Several interesting things come out of what Kore-eda shows us. One is his refusal to let the film’s moral terrain be reduced to simple judgments about responsibility and wrongdoing. Keiko loves her children, and a surface reading of the film incorrectly renders her actions either wicked or incomprehensible. The film’s far-reaching insights raise some hard questions. Are we taking care of each other the way we ought to be, or is it "sink or swim"? What are we to conclude about a world in which some people’s children are considered "illegitimate," or "collateral damage," or are simply invisible?
Second, the layers of social stigma and pain create bonds between the characters as they attempt to protect one another. For example, the mother’s struggle is repeated in the faltering attempts of Akira, the oldest child, to shoulder his responsibilities, which include sheltering his siblings from the reality of their abandonment.

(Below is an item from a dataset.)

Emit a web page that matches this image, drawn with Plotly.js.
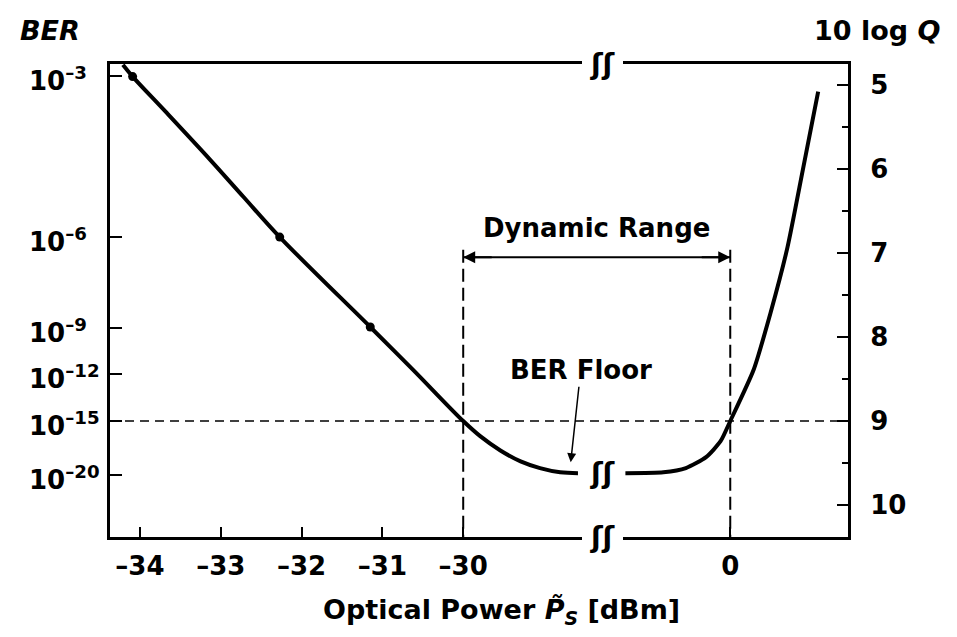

Third, it is astonishing how much depth Kore-eda’s characters have. Instead of revealing the characters primarily through dialogue, he shows their internal states by creating moods and through the characters’ actions as they seek consolation and acceptance. In the end there is sadness and loss – but there is also more, as we see in the film’s bright coda. The cinematography of "Nobody Knows" is warm and serene, giving the film a deliberate and meditative tone. Ultimately, the critic is largely helpless to communicate what Kore-eda has achieved – the only way to grasp it is to see it.
Note: get your tickets as early as possible. Although it is on a Thursday night, Kore-eda is one of the most beloved filmmakers showing at the festival, so there is still a chance this will sell out.